To promote data driven culture throughout the whole organization, companies should invest in privacy training for all employees.  So that employees are up to date with new technologies, processes, and the importance of data and their roles to support this continuous compliance effort. 

Process improvement requires developing data governance policies and procedures that are aligned with changing business needs, evolving technologies, and new regulatory requirements. Incorporate regular reviews and audit procedures to identify any gaps in compliance and as an opportunity to address areas of improvement proactively with relevant corrective and preventive measures. 

Partner with Cross Domain Experts

Complying with privacy regulations can be complex, particularly in the AI era. To achieve agile governance, it is important to collaborate across the company, including legal, compliance, IT, and business teams. Especially when privacy is heavily intertwined with every process and multi-stakeholders.

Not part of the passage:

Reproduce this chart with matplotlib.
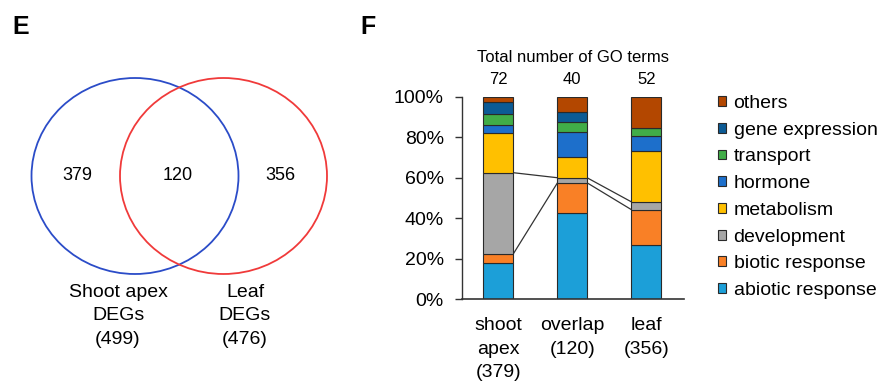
import numpy as np
import matplotlib
matplotlib.use("Agg")
import matplotlib.pyplot as plt
from matplotlib.patches import Ellipse, Patch

plt.rcParams["font.family"] = ["Liberation Sans", "DejaVu Sans"]

# panel E: Venn counts
venn_only_apex = 379
venn_overlap = 120
venn_only_leaf = 356
apex_total = 499
leaf_total = 476

# panel F: number of GO terms per category (bottom -> top)
categories = ["abiotic response", "biotic response", "development", "metabolism",
              "hormone", "transport", "gene expression", "others"]
groups = ["shoot\napex\n(379)", "overlap\n(120)", "leaf\n(356)"]
go_counts = {
    "shoot apex": [13, 3, 29, 14, 3, 4, 4, 2],
    "overlap":    [17, 6, 1, 4, 5, 2, 2, 3],
    "leaf":       [14, 9, 2, 13, 4, 2, 0, 8],
}
colors = ["#1C9FD8", "#F98026", "#A6A6A6", "#FFC000",
          "#1D6FCB", "#41AD48", "#0C5B95", "#B34700"]

fig = plt.figure(figsize=(8.85, 3.88), dpi=100)

# ---- overlay axes in pixel units (Venn + panel letters)
ov = fig.add_axes([0, 0, 1, 1])
ov.set_xlim(0, 885)
ov.set_ylim(388, 0)
ov.axis("off")

ov.text(12, 27, "E", fontsize=18, fontweight="bold", va="center", ha="left")
ov.text(360, 27, "F", fontsize=18, fontweight="bold", va="center", ha="left")

ov.add_patch(Ellipse((135, 176), 207, 196, fill=False, ec="#2B4CC8", lw=1.3))
ov.add_patch(Ellipse((223.5, 176), 207, 196, fill=False, ec="#F03A3A", lw=1.3))
ov.text(77, 176, str(venn_only_apex), fontsize=13, ha="center", va="center")
ov.text(178, 176, str(venn_overlap), fontsize=13, ha="center", va="center")
ov.text(280, 176, str(venn_only_leaf), fontsize=13, ha="center", va="center")
ov.text(118, 316, f"Shoot apex\nDEGs\n({apex_total})", fontsize=14,
        ha="center", va="center", linespacing=1.5)
ov.text(245, 316, f"Leaf\nDEGs\n({leaf_total})", fontsize=14,
        ha="center", va="center", linespacing=1.5)

# ---- panel F stacked bars
ax = fig.add_axes([462 / 885, 1 - 299.3 / 388, 222 / 885, (299.3 - 96.7) / 388])
x = np.arange(len(groups))
counts = np.array(list(go_counts.values()), dtype=float)  # groups x categories
totals = counts.sum(axis=1)
pct = counts / totals[:, None] * 100
bottoms = np.zeros(len(groups))
width = 0.4
for i, cat in enumerate(categories):
    ax.bar(x, pct[:, i], width, bottom=bottoms, color=colors[i],
           edgecolor="#2a2a2a", linewidth=0.8, label=cat, zorder=2)
    bottoms += pct[:, i]

# connector lines for the development segment
dev = categories.index("development")
dev_lo = pct[:, :dev].sum(axis=1)
dev_hi = dev_lo + pct[:, dev]
for a, b in [(0, 1), (1, 2)]:
    for y in (dev_lo, dev_hi):
        ax.plot([x[a] + width / 2, x[b] - width / 2], [y[a], y[b]],
                color="#333333", lw=0.9, zorder=1)

ax.set_xlim(-0.49, 2.51)
ax.set_ylim(0, 100)
ax.set_yticks(np.arange(0, 101, 20))
ax.set_yticklabels([f"{v}%" for v in range(0, 101, 20)])
ax.set_xticks(x)
ax.set_xticklabels(groups, linespacing=1.5)
ax.tick_params(axis="y", labelsize=14, length=5, width=1, pad=8, color="#333333")
ax.tick_params(axis="x", labelsize=14, length=0, pad=13)
for s in ["top", "right"]:
    ax.spines[s].set_visible(False)
ax.spines["left"].set_color("#333333")
ax.spines["bottom"].set_color("#333333")
ax.spines["left"].set_linewidth(1)
ax.spines["bottom"].set_linewidth(1.2)

ax.text(0.5, 1.195, "Total number of GO terms", transform=ax.transAxes,
        ha="center", va="center", fontsize=12)
for xi, t in zip(x, totals):
    ax.text(xi, 108.5, f"{int(t)}", ha="center", va="center", fontsize=12, clip_on=False)

handles = [Patch(facecolor=colors[i], edgecolor="#2a2a2a", linewidth=0.8, label=categories[i])
           for i in range(len(categories))][::-1]
fig.legend(handles=handles, loc="upper left", bbox_to_anchor=(718 / 885, 1 - 95 / 388),
           frameon=False, fontsize=14, handlelength=0.4, handleheight=0.4,
           handletextpad=0.4, labelspacing=0.5, borderaxespad=0, borderpad=0)

fig.savefig("out.png", dpi=100)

For example, how to incorporate privacy governance to automate and streamline data management process, utilize data quality tools to enforce data validation rules to certify data accuracy as well as data cleaning processes to remove duplicates or incomplete data, data transformation to ensure format compatibility and orchestrate data literacy based on common data insights and ethical use of data to improve data driven decision makings.

Privacy governance is becoming increasingly important in this digital age, as the use of data driven technologies continues to grow in prominence. While these technologies have the potential to revolutionize many industries, they also bring significant privacy risks. An agile governance framework can help companies more effectively manage privacy risks, yet is flexible, adaptive and balances the benefits of innovation with the complexity of societal impact.  Ultimately, privacy governance is not only a legal and regulatory requirement but also a moral and ethical responsibility that companies must embrace to thrive in the AI era.